Его судимость была, конечно, сфабрикована: завистников и излишнего восторга на Западе было для этого достаточно. Был известный конфликт с одним из операторов, говорили, что его заслуги в параджановских фильмах больше, чем самого Параджанова, и этот конфликт искусственно подогревали. А Сергей еще подливал масла в огонь, придумывая компрометирующие истории о себе: зачем-то ляпнул, что изнасиловал 26 коммунистов на зоне. Потом в неудачной компании сказал Любимову: «Юра! Уезжай на Запад, здесь тебя не ценят. Мне, например, королева Англии и папа римский высылают бриллианты, и я на них живу». Господи, да достаточно было просто посмотреть, как он живет, чтобы понять: никаких бриллиантов не было, тем более от английской королевы. Однажды Параджанов выступал с лекцией в небольшом украинском городке. В кинотеатре отключили свет и, чтобы занять публику, он начал нести какую-то околесицу, в том числе было немного и о политике. И все — донос, КГБ. Тогда ведь достаточно было любой мелочи.

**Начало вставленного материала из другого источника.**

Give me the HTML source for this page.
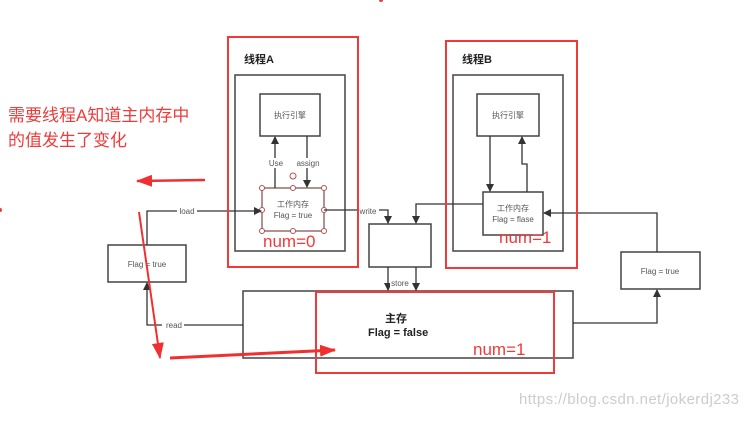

Конечно, он был гением, и самое ужасное, что сам это понимал. Я ему говорила: «Ты снял мой любимый фильм, картину на все времена», — а он в ответ: «Конечно, только гении и могут создавать шедевры: Феллини, Антониони, Пазолини и я». Наверное, он был в первую очередь не режиссером, а художником, видел звук и слышал цвет. У него был вкус вещей, он осязал их фактуру, чувствовал ее, как ни один искусствовед. Мы заходили в огромный музей, он кричал «Дюрер, Дюрер», шел, как на запах, мгновенно находил и замирал перед ним: «Какая красота!»
И знаете, что самое удивительное? При всей его эксцентричности, взбалмошности он всегда помнил: «Я должен что-то передать, оставить после себя».